■ **GOAL OF THE EXERCISE**
Scan the data below and pick out the lines containing the word "matplotlib".

■ **MATERIAL FOR THIS TASK**
● ● ●

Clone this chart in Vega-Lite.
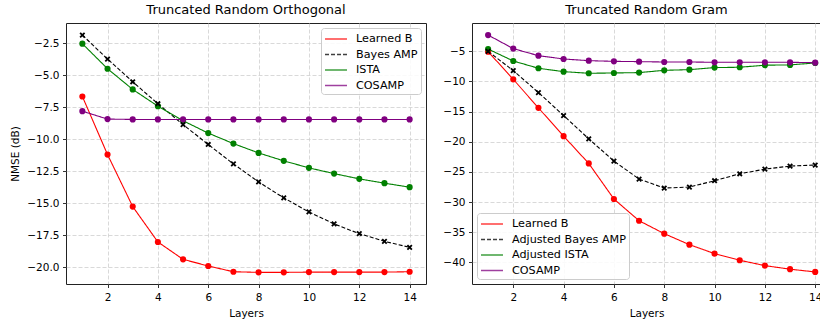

● ● ●

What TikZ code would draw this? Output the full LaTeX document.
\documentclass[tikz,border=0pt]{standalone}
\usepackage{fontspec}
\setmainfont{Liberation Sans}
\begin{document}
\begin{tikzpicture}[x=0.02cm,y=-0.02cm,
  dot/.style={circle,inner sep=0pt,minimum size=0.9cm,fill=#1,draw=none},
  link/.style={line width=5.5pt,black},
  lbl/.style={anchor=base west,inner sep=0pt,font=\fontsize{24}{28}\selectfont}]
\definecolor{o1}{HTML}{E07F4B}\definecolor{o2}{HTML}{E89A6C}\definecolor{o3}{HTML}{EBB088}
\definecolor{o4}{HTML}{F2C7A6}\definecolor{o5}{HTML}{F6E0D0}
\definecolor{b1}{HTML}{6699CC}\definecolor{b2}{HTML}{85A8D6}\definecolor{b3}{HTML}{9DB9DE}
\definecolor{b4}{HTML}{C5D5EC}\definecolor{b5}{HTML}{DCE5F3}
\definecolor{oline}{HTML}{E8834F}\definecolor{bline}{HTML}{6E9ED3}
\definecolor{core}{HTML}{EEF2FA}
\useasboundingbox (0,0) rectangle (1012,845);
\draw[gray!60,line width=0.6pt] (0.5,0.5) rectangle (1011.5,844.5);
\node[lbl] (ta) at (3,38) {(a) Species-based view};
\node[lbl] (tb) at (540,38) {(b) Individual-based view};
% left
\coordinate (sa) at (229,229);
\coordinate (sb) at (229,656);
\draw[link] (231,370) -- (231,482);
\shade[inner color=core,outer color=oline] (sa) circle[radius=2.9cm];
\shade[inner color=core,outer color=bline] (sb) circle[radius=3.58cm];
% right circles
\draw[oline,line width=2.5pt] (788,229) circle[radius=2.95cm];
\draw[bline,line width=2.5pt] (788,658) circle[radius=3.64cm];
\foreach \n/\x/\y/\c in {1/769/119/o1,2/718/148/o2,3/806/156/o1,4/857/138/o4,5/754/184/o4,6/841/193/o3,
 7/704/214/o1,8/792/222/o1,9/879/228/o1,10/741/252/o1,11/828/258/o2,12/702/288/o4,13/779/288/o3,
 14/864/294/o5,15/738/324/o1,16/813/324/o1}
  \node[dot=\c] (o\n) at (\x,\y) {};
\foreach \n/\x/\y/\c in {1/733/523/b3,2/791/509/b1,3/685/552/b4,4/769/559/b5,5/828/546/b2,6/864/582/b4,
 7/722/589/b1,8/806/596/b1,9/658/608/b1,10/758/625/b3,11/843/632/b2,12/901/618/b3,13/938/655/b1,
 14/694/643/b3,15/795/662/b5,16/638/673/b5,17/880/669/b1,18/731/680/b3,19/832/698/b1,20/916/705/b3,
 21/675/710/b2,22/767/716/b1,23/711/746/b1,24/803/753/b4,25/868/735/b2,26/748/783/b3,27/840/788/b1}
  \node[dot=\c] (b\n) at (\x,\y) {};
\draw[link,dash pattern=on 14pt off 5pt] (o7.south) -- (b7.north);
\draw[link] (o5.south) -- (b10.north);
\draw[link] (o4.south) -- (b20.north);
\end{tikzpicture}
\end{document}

● ● ●

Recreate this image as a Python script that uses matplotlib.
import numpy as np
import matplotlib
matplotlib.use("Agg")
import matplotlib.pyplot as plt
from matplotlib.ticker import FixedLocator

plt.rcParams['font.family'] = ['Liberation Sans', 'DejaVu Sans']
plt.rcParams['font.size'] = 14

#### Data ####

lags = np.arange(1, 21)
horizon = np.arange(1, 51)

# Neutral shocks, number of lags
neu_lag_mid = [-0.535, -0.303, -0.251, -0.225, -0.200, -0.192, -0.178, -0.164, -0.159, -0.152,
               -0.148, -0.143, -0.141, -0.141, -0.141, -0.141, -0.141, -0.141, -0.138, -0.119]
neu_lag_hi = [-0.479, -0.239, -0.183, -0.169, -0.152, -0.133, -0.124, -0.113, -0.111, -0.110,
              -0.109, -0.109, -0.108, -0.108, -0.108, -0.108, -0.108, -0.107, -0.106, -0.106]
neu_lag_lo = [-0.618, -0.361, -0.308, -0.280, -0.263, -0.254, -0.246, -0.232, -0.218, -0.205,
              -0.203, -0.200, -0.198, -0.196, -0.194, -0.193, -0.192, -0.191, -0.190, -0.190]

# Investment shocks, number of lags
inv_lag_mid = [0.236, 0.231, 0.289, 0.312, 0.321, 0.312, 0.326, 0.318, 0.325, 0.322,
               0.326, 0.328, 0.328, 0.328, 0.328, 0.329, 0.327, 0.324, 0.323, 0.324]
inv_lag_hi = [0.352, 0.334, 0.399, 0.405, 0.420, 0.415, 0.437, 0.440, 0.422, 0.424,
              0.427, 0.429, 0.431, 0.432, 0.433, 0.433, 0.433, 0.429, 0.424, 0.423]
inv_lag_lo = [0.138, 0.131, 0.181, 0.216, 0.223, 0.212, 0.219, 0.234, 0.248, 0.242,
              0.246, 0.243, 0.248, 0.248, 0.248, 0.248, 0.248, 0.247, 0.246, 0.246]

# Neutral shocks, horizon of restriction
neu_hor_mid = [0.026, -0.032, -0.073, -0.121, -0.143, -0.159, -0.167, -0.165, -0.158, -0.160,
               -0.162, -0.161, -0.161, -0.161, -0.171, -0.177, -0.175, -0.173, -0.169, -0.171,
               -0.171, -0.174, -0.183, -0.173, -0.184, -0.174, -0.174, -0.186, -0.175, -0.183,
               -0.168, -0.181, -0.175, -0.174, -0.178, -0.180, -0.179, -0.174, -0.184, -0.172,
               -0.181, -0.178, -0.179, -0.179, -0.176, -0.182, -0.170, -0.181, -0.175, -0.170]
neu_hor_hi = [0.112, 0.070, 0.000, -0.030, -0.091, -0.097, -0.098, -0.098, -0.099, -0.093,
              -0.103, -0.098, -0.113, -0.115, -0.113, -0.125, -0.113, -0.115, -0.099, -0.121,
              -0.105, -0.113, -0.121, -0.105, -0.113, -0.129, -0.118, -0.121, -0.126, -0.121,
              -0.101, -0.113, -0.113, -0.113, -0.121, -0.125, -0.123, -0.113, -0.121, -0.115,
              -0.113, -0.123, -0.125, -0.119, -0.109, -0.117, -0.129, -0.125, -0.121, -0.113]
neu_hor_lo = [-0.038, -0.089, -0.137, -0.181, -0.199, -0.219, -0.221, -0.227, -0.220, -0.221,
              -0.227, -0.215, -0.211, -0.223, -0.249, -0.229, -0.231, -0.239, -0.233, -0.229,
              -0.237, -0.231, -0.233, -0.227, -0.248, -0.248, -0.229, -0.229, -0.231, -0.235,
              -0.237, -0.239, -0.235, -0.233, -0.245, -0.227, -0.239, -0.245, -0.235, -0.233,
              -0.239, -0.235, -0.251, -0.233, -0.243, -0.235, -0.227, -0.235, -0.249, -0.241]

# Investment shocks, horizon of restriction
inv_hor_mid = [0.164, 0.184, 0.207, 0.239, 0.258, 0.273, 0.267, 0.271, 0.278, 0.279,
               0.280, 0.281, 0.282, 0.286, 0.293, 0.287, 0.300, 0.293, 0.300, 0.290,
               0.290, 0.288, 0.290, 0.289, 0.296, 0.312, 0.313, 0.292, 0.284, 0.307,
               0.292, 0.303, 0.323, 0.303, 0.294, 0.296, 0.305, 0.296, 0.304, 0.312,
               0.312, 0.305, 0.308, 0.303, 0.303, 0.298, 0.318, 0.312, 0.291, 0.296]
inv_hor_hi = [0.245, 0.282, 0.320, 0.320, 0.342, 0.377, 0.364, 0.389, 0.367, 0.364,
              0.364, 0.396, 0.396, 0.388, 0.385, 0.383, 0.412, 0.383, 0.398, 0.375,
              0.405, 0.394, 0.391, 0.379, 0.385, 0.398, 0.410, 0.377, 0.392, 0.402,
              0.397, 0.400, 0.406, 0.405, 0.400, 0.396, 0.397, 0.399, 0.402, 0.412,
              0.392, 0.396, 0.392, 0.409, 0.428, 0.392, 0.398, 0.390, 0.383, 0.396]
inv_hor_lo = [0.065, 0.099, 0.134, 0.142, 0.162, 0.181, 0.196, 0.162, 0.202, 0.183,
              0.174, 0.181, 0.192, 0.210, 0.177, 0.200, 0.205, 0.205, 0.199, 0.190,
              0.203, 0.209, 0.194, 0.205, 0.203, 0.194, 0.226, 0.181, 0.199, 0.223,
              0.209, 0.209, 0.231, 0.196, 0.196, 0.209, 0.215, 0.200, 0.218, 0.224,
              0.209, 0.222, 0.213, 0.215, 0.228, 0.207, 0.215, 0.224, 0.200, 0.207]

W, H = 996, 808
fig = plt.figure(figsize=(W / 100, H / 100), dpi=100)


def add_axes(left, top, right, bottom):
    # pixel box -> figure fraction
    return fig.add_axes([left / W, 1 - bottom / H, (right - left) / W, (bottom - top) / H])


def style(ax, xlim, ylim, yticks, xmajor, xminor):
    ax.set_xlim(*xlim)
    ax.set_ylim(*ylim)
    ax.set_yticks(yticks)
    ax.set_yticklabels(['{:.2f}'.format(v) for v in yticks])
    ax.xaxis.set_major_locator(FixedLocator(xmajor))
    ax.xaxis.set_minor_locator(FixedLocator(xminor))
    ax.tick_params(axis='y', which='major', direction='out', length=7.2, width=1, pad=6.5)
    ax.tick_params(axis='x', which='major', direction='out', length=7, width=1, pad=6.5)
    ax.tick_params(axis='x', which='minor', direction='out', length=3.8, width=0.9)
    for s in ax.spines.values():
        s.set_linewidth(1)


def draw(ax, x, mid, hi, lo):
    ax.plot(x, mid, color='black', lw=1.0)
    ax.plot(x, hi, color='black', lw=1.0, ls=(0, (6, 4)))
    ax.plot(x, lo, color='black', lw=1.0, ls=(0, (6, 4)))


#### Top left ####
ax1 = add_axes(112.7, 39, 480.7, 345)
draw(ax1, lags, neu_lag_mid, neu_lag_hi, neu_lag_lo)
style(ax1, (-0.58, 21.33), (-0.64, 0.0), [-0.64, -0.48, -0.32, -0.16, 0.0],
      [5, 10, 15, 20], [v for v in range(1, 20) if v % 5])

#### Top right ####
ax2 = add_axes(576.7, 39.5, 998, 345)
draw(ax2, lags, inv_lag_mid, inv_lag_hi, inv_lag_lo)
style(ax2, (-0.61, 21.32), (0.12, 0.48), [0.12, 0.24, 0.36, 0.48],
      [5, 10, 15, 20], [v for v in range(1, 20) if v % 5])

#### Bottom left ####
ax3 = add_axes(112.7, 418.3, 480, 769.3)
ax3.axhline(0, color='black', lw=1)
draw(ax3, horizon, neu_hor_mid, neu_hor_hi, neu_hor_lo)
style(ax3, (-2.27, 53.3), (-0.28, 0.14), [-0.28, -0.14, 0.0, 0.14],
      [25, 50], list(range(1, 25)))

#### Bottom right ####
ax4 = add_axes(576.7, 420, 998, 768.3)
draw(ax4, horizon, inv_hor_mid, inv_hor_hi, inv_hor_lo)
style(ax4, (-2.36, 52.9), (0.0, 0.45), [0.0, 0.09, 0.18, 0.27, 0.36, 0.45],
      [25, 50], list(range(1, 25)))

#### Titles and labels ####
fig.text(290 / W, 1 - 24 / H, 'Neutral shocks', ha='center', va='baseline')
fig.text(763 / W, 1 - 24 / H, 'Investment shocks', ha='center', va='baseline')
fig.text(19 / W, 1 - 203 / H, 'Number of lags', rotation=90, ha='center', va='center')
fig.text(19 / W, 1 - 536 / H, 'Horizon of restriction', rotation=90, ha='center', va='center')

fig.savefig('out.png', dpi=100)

● ● ●

■ **RESULT**
Recreate this image as a Python script that uses matplotlib.
import matplotlib
matplotlib.use("Agg")
import matplotlib.pyplot as plt
from matplotlib.ticker import FixedLocator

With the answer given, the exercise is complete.